A 23 heures, nous débarquons pour chercher un hôtel.
Les trois premiers sont complets. Au troisième, (l'hôtel
"Bolero") Blandine demande s'il serait possible de
téléphoner pour savoir s'il y a quelque chose
de libre dans la ville. Il est déjà minuit.
Le veilleur de nuit, charmant, accepte. Il
appelle tous les hôtels de Beograd... Complets... Il nous
propose de tenter notre chance à Vodice mais je lui explique
alors qu'on est à pied, qu'on arrive de Sibenik dans
un petit bateau... Blandine ajoute qu'ils ont une location à
Landin mais qu'on ne peut pas y retourner de nuit, sans lumière.
Le patron de l'hôtel et son fils Manolo se joignent à
la recherche... Tout le monde s'active... Mais il n'y a rien
de disponible nulle part. Finalement Manolo propose de nous
laisser sa chambre pour la nuit, dans sa maison derrière
l'hôtel. On nous prépare à dîner au
restaurant, soupe (bienvenue, ça réchauffe), concombres,
brochettes, riz, fromage, pommes... Un festin !
Le repas terminé, il nous est impossible de payer...
Refus catégorique !
"You 're sailors with a big problem, and we must help you"

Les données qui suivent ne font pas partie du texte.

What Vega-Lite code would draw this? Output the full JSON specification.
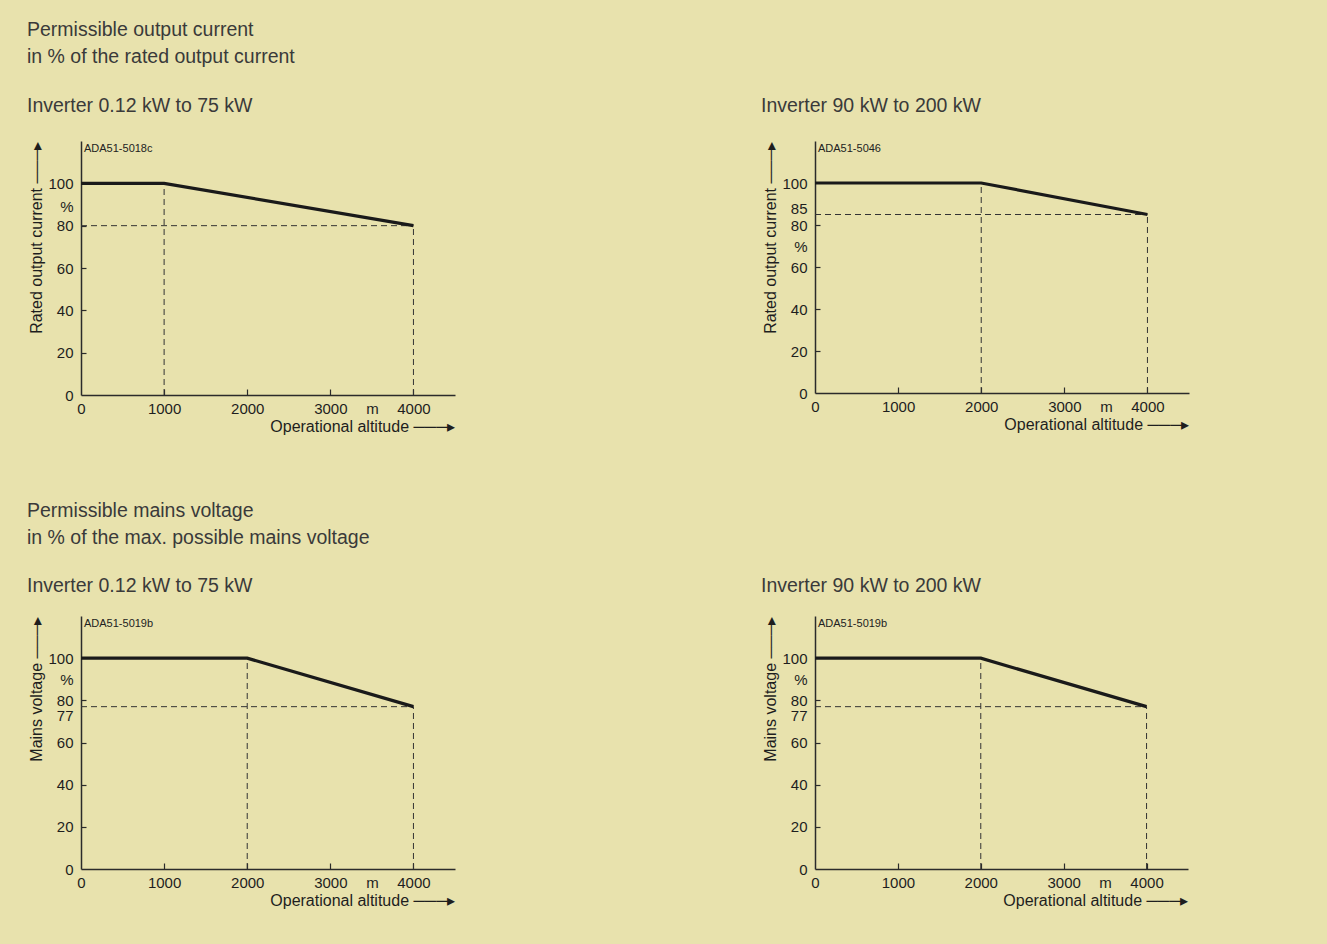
{
  "$schema": "https://vega.github.io/schema/vega-lite/v6.json",
  "background": "#e8e2ad",
  "padding": {"left": 27, "top": 19, "right": 140, "bottom": 40},
  "spacing": 67,
  "vconcat": [
    {
      "title": {"text": ["Permissible output current", "in % of the rated output current"], "offset": 29},
      "spacing": 360,
      "bounds": "flush",
      "hconcat": [
        {
          "width": 374, "height": 254,
          "title": {"text": "Inverter 0.12 kW to 75 kW", "offset": 24.5},
          "encoding": {
            "x": {"field": "x", "type": "quantitative", "scale": {"domain": [0, 4500], "nice": false, "zero": false},
              "axis": {"values": [0, 1000, 2000, 3000, 3500, 4000], "format": "d", "labelExpr": "datum.value == 3500 ? 'm' : datum.label", "title": "Operational altitude ───▸",
                "tickOpacity": {"condition": {"test": "datum.value == 3500 || datum.value == 0", "value": 0}, "value": 1}}},
            "y": {"field": "y", "type": "quantitative", "scale": {"domain": [0, 120], "nice": false},
              "axis": {"values": [0, 20, 40, 60, 80, 89, 100], "labelExpr": "datum.value == 89 ? '%' : datum.label", "title": "Rated output current ───▸",
                "tickOpacity": {"condition": {"test": "datum.value == 89 || datum.value == 0 || datum.value == 100", "value": 0}, "value": 1}}}
          },
          "layer": [
            {"data": {"values": [{"x": 1000, "y": 0, "x2": 1000, "y2": 100}, {"x": 4000, "y": 0, "x2": 4000, "y2": 80}, {"x": 0, "y": 80, "x2": 4000, "y2": 80}]},
              "mark": {"type": "rule", "strokeDash": [6, 4], "strokeWidth": 1, "color": "#333333"},
              "encoding": {"x2": {"field": "x2"}, "y2": {"field": "y2"}}},
            {"data": {"values": [{"x": 0, "y": 100}, {"x": 1000, "y": 100}, {"x": 4000, "y": 80}]},
              "mark": {"type": "line", "strokeWidth": 3.2, "color": "#1a1a1a"}},
            {"data": {"values": [{"x": 0, "y": 120, "label": "ADA51-5018c"}]},
              "mark": {"type": "text", "align": "left", "baseline": "top", "dx": 3, "dy": 2, "fontSize": 11, "color": "#222222"},
              "encoding": {"text": {"field": "label"}}}
          ]
        },
        {
          "width": 374, "height": 252,
          "title": {"text": "Inverter 90 kW to 200 kW", "offset": 24.5},
          "encoding": {
            "x": {"field": "x", "type": "quantitative", "scale": {"domain": [0, 4500], "nice": false, "zero": false},
              "axis": {"values": [0, 1000, 2000, 3000, 3500, 4000], "format": "d", "labelExpr": "datum.value == 3500 ? 'm' : datum.label", "title": "Operational altitude ───▸",
                "tickOpacity": {"condition": {"test": "datum.value == 3500 || datum.value == 0", "value": 0}, "value": 1}}},
            "y": {"field": "y", "type": "quantitative", "scale": {"domain": [0, 120], "nice": false},
              "axis": {"values": [0, 20, 40, 60, 70, 80, 85, 100], "labelExpr": "datum.value == 70 ? '%' : datum.label", "title": "Rated output current ───▸",
                "labelOffset": {"condition": {"test": "datum.value == 85", "value": -6}, "value": 0},
                "tickOpacity": {"condition": {"test": "datum.value == 70 || datum.value == 85 || datum.value == 0 || datum.value == 100", "value": 0}, "value": 1}}}
          },
          "layer": [
            {"data": {"values": [{"x": 2000, "y": 0, "x2": 2000, "y2": 100}, {"x": 4000, "y": 0, "x2": 4000, "y2": 85}, {"x": 0, "y": 85, "x2": 4000, "y2": 85}]},
              "mark": {"type": "rule", "strokeDash": [6, 4], "strokeWidth": 1, "color": "#333333"},
              "encoding": {"x2": {"field": "x2"}, "y2": {"field": "y2"}}},
            {"data": {"values": [{"x": 0, "y": 100}, {"x": 2000, "y": 100}, {"x": 4000, "y": 85}]},
              "mark": {"type": "line", "strokeWidth": 3.2, "color": "#1a1a1a"}},
            {"data": {"values": [{"x": 0, "y": 120, "label": "ADA51-5046"}]},
              "mark": {"type": "text", "align": "left", "baseline": "top", "dx": 3, "dy": 2, "fontSize": 11, "color": "#222222"},
              "encoding": {"text": {"field": "label"}}}
          ]
        }
      ]
    },
    {
      "title": {"text": ["Permissible mains voltage", "in % of the max. possible mains voltage"], "offset": 27},
      "spacing": 360,
      "bounds": "flush",
      "hconcat": [
        {
          "width": 374, "height": 253,
          "title": {"text": "Inverter 0.12 kW to 75 kW", "offset": 20},
          "encoding": {
            "x": {"field": "x", "type": "quantitative", "scale": {"domain": [0, 4500], "nice": false, "zero": false},
              "axis": {"values": [0, 1000, 2000, 3000, 3500, 4000], "format": "d", "labelExpr": "datum.value == 3500 ? 'm' : datum.label", "title": "Operational altitude ───▸",
                "tickOpacity": {"condition": {"test": "datum.value == 3500 || datum.value == 0", "value": 0}, "value": 1}}},
            "y": {"field": "y", "type": "quantitative", "scale": {"domain": [0, 120], "nice": false},
              "axis": {"values": [0, 20, 40, 60, 77, 80, 90, 100], "labelExpr": "datum.value == 90 ? '%' : datum.label", "title": "Mains voltage ───▸",
                "labelOffset": {"condition": {"test": "datum.value == 77", "value": 9}, "value": 0},
                "tickOpacity": {"condition": {"test": "datum.value == 90 || datum.value == 77 || datum.value == 0 || datum.value == 100", "value": 0}, "value": 1}}}
          },
          "layer": [
            {"data": {"values": [{"x": 2000, "y": 0, "x2": 2000, "y2": 100}, {"x": 4000, "y": 0, "x2": 4000, "y2": 77}, {"x": 0, "y": 77, "x2": 4000, "y2": 77}]},
              "mark": {"type": "rule", "strokeDash": [6, 4], "strokeWidth": 1, "color": "#333333"},
              "encoding": {"x2": {"field": "x2"}, "y2": {"field": "y2"}}},
            {"data": {"values": [{"x": 0, "y": 100}, {"x": 2000, "y": 100}, {"x": 4000, "y": 77}]},
              "mark": {"type": "line", "strokeWidth": 3.2, "color": "#1a1a1a"}},
            {"data": {"values": [{"x": 0, "y": 120, "label": "ADA51-5019b"}]},
              "mark": {"type": "text", "align": "left", "baseline": "top", "dx": 3, "dy": 2, "fontSize": 11, "color": "#222222"},
              "encoding": {"text": {"field": "label"}}}
          ]
        },
        {
          "width": 373, "height": 253,
          "title": {"text": "Inverter 90 kW to 200 kW", "offset": 20},
          "encoding": {
            "x": {"field": "x", "type": "quantitative", "scale": {"domain": [0, 4500], "nice": false, "zero": false},
              "axis": {"values": [0, 1000, 2000, 3000, 3500, 4000], "format": "d", "labelExpr": "datum.value == 3500 ? 'm' : datum.label", "title": "Operational altitude ───▸",
                "tickOpacity": {"condition": {"test": "datum.value == 3500 || datum.value == 0", "value": 0}, "value": 1}}},
            "y": {"field": "y", "type": "quantitative", "scale": {"domain": [0, 120], "nice": false},
              "axis": {"values": [0, 20, 40, 60, 77, 80, 90, 100], "labelExpr": "datum.value == 90 ? '%' : datum.label", "title": "Mains voltage ───▸",
                "labelOffset": {"condition": {"test": "datum.value == 77", "value": 9}, "value": 0},
                "tickOpacity": {"condition": {"test": "datum.value == 90 || datum.value == 77 || datum.value == 0 || datum.value == 100", "value": 0}, "value": 1}}}
          },
          "layer": [
            {"data": {"values": [{"x": 2000, "y": 0, "x2": 2000, "y2": 100}, {"x": 4000, "y": 0, "x2": 4000, "y2": 77}, {"x": 0, "y": 77, "x2": 4000, "y2": 77}]},
              "mark": {"type": "rule", "strokeDash": [6, 4], "strokeWidth": 1, "color": "#333333"},
              "encoding": {"x2": {"field": "x2"}, "y2": {"field": "y2"}}},
            {"data": {"values": [{"x": 0, "y": 100}, {"x": 2000, "y": 100}, {"x": 4000, "y": 77}]},
              "mark": {"type": "line", "strokeWidth": 3.2, "color": "#1a1a1a"}},
            {"data": {"values": [{"x": 0, "y": 120, "label": "ADA51-5019b"}]},
              "mark": {"type": "text", "align": "left", "baseline": "top", "dx": 3, "dy": 2, "fontSize": 11, "color": "#222222"},
              "encoding": {"text": {"field": "label"}}}
          ]
        }
      ]
    }
  ],
  "config": {
    "font": "Liberation Sans",
    "view": {"stroke": null},
    "title": {"anchor": "start", "frame": "group", "fontSize": 19.5, "fontWeight": "normal", "color": "#3a3a3a", "dx": -54, "lineHeight": 27, "font": "Liberation Sans"},
    "axis": {"grid": false, "domainColor": "#2b2b2b", "domainWidth": 1.5, "tickColor": "#2b2b2b", "tickWidth": 1.2,
      "labelFont": "Liberation Sans", "labelFontSize": 15, "labelColor": "#1e1e1e", "labelOverlap": false, "labelBound": false, "labelFlush": false,
      "titleFont": "Liberation Sans", "titleFontSize": 16, "titleFontWeight": "normal", "titleColor": "#1e1e1e"},
    "axisX": {"tickSize": -6, "labelPadding": 12, "titleAnchor": "end", "titlePadding": 2},
    "axisY": {"tickSize": -5, "labelPadding": 13, "titleAnchor": "end", "titlePadding": 3}
  }
}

(Vous êtes des navigateurs avec un gros problème
et nous devons vous aider) disent-ils.
On nous emmène à la chambre. Quatre matelas ont
été préparés pour nous six. On nous
a même allumé la télé croate. On
s'organise pour la nuit, enfin ce qu'il en reste, car il est
1 h 30. Nous avons eu de la chance de rencontrer des gens aussi
serviables et sympas. Pour la chambre, ils refusent encore qu'on
paye quoi que ce soit. Tout le monde installé, après
quelques fous rires, chacun s'endort plus ou moins vite.
Vendredi 6 août
A 8 heures, nous émergeons. La mère de Manolo
nous apporte un café dans la cour, quant à lui
il vient nous saluer avant de partir pour Dubrovnik. Le temps
est meilleur qu'hier. Après avoir grignoté quelques
viennoiseries en ville et nous être arrêtés
à une terrasse de café, nous remontons sur Marafaniou.
Six milles nous séparent de Landin. La mer est calme,
le ciel serein et nous avons le plaisir d'apercevoir quelques
dauphins. A midi, nous retrouvons Cap Sounion à l'ancre,
paisible, attendant notre retour. Nous passons l'après-midi
à bord, à l'exception d'une courte balade jusqu'au
sommet qui domine d'un côté la baie de Landin et
de l'autre celle de Zincena, tandis que "ceux du Marafaniou"
vont faire un tour en mer à petite allure.
Soirée sur la terrasse, c'est la dernière... Dommage,
ce super petit coin à quelques encablures des Kornati
était tranquille et beau. Nous y avons passé de
bons moments, tous ensemble sur l'un ou l'autre des deux bateaux,
avec de grandes rigolades, de la bonne humeur, des journées
animées dans des décors superbes, sauvages Kornati,
remontée de la rivière Krka, cascades de Skradin,
passage entre Murter et le littoral au milieu des îlots,
soleil éclatant, mer d'azur... et de grandes soirées
à terre, sur la terrasse camouflée au milieu des
oliviers, à quelques pas du ponton où était
docilement amarré Marafaniou, tandis qu'à quelques
mètres, se prélassait Cap Sounion, dans l'eau
parfaitement immobile de la baie de Landin. Demain, nous partons
tous pour l'île de Pag, plus au nord.